-- begin DATA BLOCK --

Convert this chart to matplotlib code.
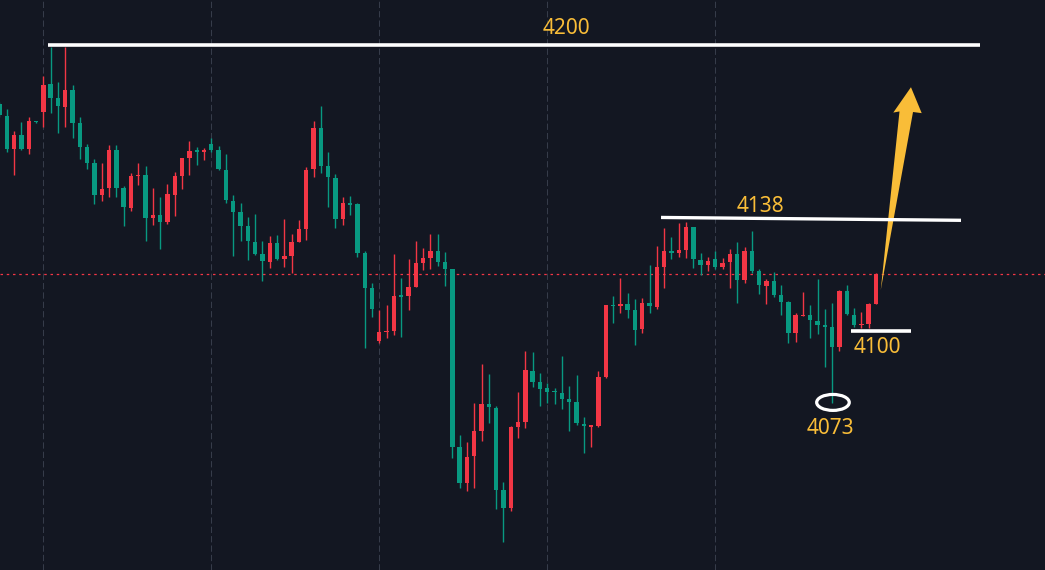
import numpy as np
import matplotlib
matplotlib.use("Agg")
import matplotlib.pyplot as plt
from matplotlib.patches import Polygon, Ellipse


# -------------------------------------------------
# Datos (OHLC por vela)
# -------------------------------------------------
opens = [4179.3, 4175.2, 4163.5, 4168.4, 4163.6, 4173.3, 4176.5, 4186.2, 4181.3, 4178.2,
         4184.2, 4172.5, 4164.1, 4158.7, 4147.5, 4149.8, 4163.2, 4149.8, 4142.9, 4154.1,
         4154.4, 4139.4, 4140.4, 4137.9, 4147.5, 4154.1, 4160.4, 4162.8, 4162.6, 4165.3,
         4163.2, 4156.2, 4145.4, 4141.4, 4136.5, 4131.0, 4126.8, 4123.9, 4130.4, 4124.9,
         4126.1, 4131.0, 4135.4, 4156.4, 4170.9, 4157.5, 4153.4, 4138.8, 4144.5, 4144.1,
         4126.9, 4114.8, 4096.2, 4099.3, 4099.7, 4112.2, 4111.9, 4115.1, 4123.6, 4125.3,
         4127.8, 4123.9, 4121.4, 4059.1, 4046.3, 4055.7, 4064.5, 4074.1, 4072.7, 4043.9,
         4037.6, 4066.0, 4067.6, 4085.7, 4081.8, 4079.5, 4078.6, 4078.0, 4075.8, 4074.7,
         4067.0, 4066.1, 4066.3, 4083.6, 4108.8, 4108.4, 4109.0, 4107.0, 4100.4, 4109.4,
         4108.1, 4122.2, 4127.8, 4127.0, 4128.1, 4136.0, 4124.6, 4122.7, 4124.9, 4122.0,
         4123.8, 4126.7, 4117.4, 4127.7, 4120.7, 4115.5, 4117.2, 4112.3, 4109.7, 4098.9,
         4105.0, 4105.4, 4103.2, 4101.8, 4101.1, 4094.1, 4113.6, 4105.3, 4101.8, 4102.0,
         4109.2]
highs = [4180.0, 4177.6, 4169.8, 4173.0, 4174.7, 4173.5, 4189.2, 4199.2, 4187.0, 4199.4,
         4186.0, 4174.6, 4165.4, 4160.0, 4158.5, 4165.0, 4164.8, 4150.5, 4155.0, 4158.5,
         4157.5, 4149.7, 4146.7, 4151.2, 4155.3, 4160.5, 4166.3, 4164.2, 4163.8, 4167.3,
         4164.6, 4161.8, 4147.4, 4144.7, 4139.7, 4140.8, 4131.2, 4133.0, 4133.4, 4138.8,
         4133.7, 4138.6, 4157.3, 4173.4, 4178.7, 4162.4, 4154.6, 4146.7, 4147.0, 4144.7,
         4127.7, 4116.4, 4107.0, 4108.7, 4126.7, 4118.2, 4124.9, 4131.1, 4128.8, 4133.8,
         4133.7, 4127.4, 4121.5, 4063.2, 4060.7, 4074.4, 4088.1, 4084.6, 4073.4, 4046.6,
         4066.4, 4078.1, 4092.7, 4092.4, 4084.9, 4081.3, 4079.5, 4091.0, 4080.4, 4084.1,
         4069.6, 4066.8, 4085.7, 4108.8, 4111.9, 4118.1, 4112.9, 4110.8, 4111.2, 4122.7,
         4129.5, 4135.9, 4132.7, 4137.7, 4137.8, 4136.2, 4127.0, 4125.7, 4127.8, 4125.3,
         4128.3, 4131.0, 4129.0, 4134.7, 4121.3, 4117.8, 4120.4, 4115.7, 4110.2, 4106.1,
         4113.3, 4108.9, 4118.0, 4107.5, 4109.4, 4114.0, 4115.9, 4107.6, 4106.2, 4109.6,
         4120.1]
lows = [4174.7, 4162.5, 4154.5, 4163.2, 4161.8, 4172.8, 4171.3, 4176.2, 4169.2, 4171.3,
        4167.4, 4160.1, 4156.6, 4144.3, 4145.4, 4146.8, 4146.8, 4136.5, 4141.8, 4150.8,
        4131.3, 4137.0, 4128.5, 4137.3, 4140.0, 4149.6, 4154.5, 4157.8, 4159.7, 4162.6,
        4156.1, 4144.7, 4126.0, 4131.2, 4124.6, 4126.3, 4117.1, 4121.9, 4124.6, 4122.1,
        4120.1, 4130.8, 4131.6, 4153.8, 4155.2, 4143.3, 4135.7, 4136.8, 4140.4, 4125.5,
        4093.7, 4104.5, 4095.3, 4097.1, 4098.1, 4097.6, 4106.9, 4115.0, 4121.0, 4121.4,
        4122.6, 4115.4, 4055.0, 4044.7, 4043.6, 4044.7, 4061.2, 4067.5, 4037.1, 4025.6,
        4036.6, 4062.1, 4065.7, 4080.1, 4073.4, 4074.3, 4074.0, 4072.4, 4064.7, 4066.8,
        4056.7, 4059.1, 4066.1, 4083.3, 4102.6, 4106.1, 4104.1, 4094.8, 4098.9, 4106.1,
        4107.5, 4114.8, 4124.9, 4125.7, 4125.3, 4121.9, 4119.3, 4120.8, 4121.3, 4121.3,
        4114.8, 4109.6, 4116.6, 4119.9, 4112.8, 4109.0, 4111.7, 4105.2, 4095.5, 4095.7,
        4104.9, 4097.3, 4098.7, 4087.1, 4074.3, 4092.6, 4105.3, 4101.2, 4100.6, 4100.6,
        4109.1]
closes = [4175.4, 4163.5, 4168.4, 4163.6, 4173.3, 4173.0, 4186.0, 4181.4, 4178.7, 4184.2,
          4172.7, 4164.2, 4158.7, 4147.5, 4149.6, 4163.2, 4149.8, 4143.1, 4154.1, 4154.3,
          4139.4, 4140.5, 4137.9, 4147.7, 4154.0, 4160.4, 4162.8, 4162.6, 4163.1, 4163.2,
          4156.4, 4145.6, 4141.5, 4136.5, 4131.1, 4126.8, 4124.2, 4130.4, 4124.8, 4126.1,
          4131.0, 4135.4, 4156.1, 4170.8, 4157.6, 4153.6, 4138.8, 4144.5, 4144.0, 4127.1,
          4114.8, 4107.5, 4099.3, 4099.7, 4112.0, 4111.7, 4115.0, 4123.5, 4125.2, 4127.8,
          4123.9, 4121.4, 4059.1, 4046.3, 4055.5, 4064.5, 4074.0, 4073.0, 4044.0, 4037.6,
          4066.1, 4067.8, 4085.9, 4081.9, 4079.2, 4078.4, 4078.1, 4075.8, 4074.8, 4067.3,
          4066.3, 4066.6, 4083.6, 4108.7, 4108.5, 4109.1, 4107.1, 4100.1, 4109.4, 4108.5,
          4122.2, 4127.8, 4127.1, 4128.1, 4136.0, 4124.8, 4122.8, 4124.2, 4122.0, 4123.6,
          4126.7, 4117.4, 4127.8, 4120.7, 4115.8, 4117.2, 4112.3, 4109.7, 4098.9, 4105.2,
          4105.3, 4103.4, 4101.8, 4101.2, 4094.1, 4113.8, 4105.5, 4101.8, 4102.1, 4109.1,
          4119.6]

# líneas de separación (índice de vela)
grid_idx = [6, 29, 52, 75, 98]

# niveles marcados
nivel_4200 = 4200
nivel_4138 = (4139.5, 4138.5)
nivel_4100 = 4099.5
minimo = 4074.6
precio_actual = closes[-1]

# -------------------------------------------------
# Estilo
# -------------------------------------------------
BG = "#131722"
ROJO = "#f23645"
VERDE = "#089981"
ORO = "#f9bd38"
GRID = "#363c4a"

fig = plt.figure(figsize=(10.45, 5.70), dpi=100, facecolor=BG)
ax = fig.add_axes([0, 0, 1, 1], facecolor=BG)
ax.set_xlim(0.07, 143.14)
ax.set_ylim(4015.8, 4215.8)
ax.set_axis_off()

# grid vertical punteado
for g in grid_idx:
    ax.axvline(g, color=GRID, lw=0.75, dashes=(6, 3), zorder=0)

# -------------------------------------------------
# Velas
# -------------------------------------------------
x = np.arange(len(opens))
o = np.array(opens)
h = np.array(highs)
l = np.array(lows)
c = np.array(closes)
colores = np.where(c >= o, ROJO, VERDE)

ax.vlines(x, l, h, colors=colores, lw=1.0, zorder=2)
cuerpo = np.maximum(np.abs(c - o), 0.4)
ax.bar(x, cuerpo, bottom=np.minimum(o, c), width=0.6, color=colores,
       linewidth=0, zorder=3)

# precio actual (línea roja punteada)
ax.axhline(precio_actual, color=ROJO, lw=0.9, dashes=(2, 3), zorder=1)

# -------------------------------------------------
# Anotaciones
# -------------------------------------------------
ax.plot([6.64, 134.24], [nivel_4200, nivel_4200], color="white", lw=2.6,
        solid_capstyle="butt", zorder=6)
ax.text(77.56, 4205.8, "4200", color=ORO, fontsize=15, family="Noto Sans",
        ha="center", va="center", zorder=7)

ax.plot([90.57, 131.64], list(nivel_4138), color="white", lw=2.4,
        solid_capstyle="butt", zorder=6)
ax.text(104.12, 4143.2, "4138", color=ORO, fontsize=15, family="Noto Sans",
        ha="center", va="center", zorder=7)

ax.plot([116.58, 124.8], [nivel_4100, nivel_4100], color="white", lw=2.6,
        solid_capstyle="butt", zorder=6)
ax.text(120.14, 4094.0, "4100", color=ORO, fontsize=15, family="Noto Sans",
        ha="center", va="center", zorder=7)

ax.add_patch(Ellipse((114.11, minimo), width=4.46, height=5.6, fill=False,
                     ec="white", lw=2.3, zorder=6))
ax.text(113.7, 4065.6, "4073", color=ORO, fontsize=15, family="Noto Sans",
        ha="center", va="center", zorder=7)

# flecha amarilla (cuña)
flecha = [(120.65, 4114.0), (123.22, 4176.7), (122.37, 4176.3),
          (124.79, 4185.2), (126.26, 4176.1), (125.07, 4176.5)]
ax.add_patch(Polygon(flecha, closed=True, fc=ORO, ec="none", zorder=5))

fig.savefig("out.png", dpi=100, facecolor=BG)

-- end DATA BLOCK --

▶ _WHAT IS NEEDED_
Extract, word for word, each line from the top of the data down to and including the line with "from matplotlib.patches import"; skip the pictures.

▶ _EXERCISE OUTPUT_
Convert this chart to matplotlib code.
import numpy as np
import matplotlib
matplotlib.use("Agg")
import matplotlib.pyplot as plt
from matplotlib.patches import Polygon, Ellipse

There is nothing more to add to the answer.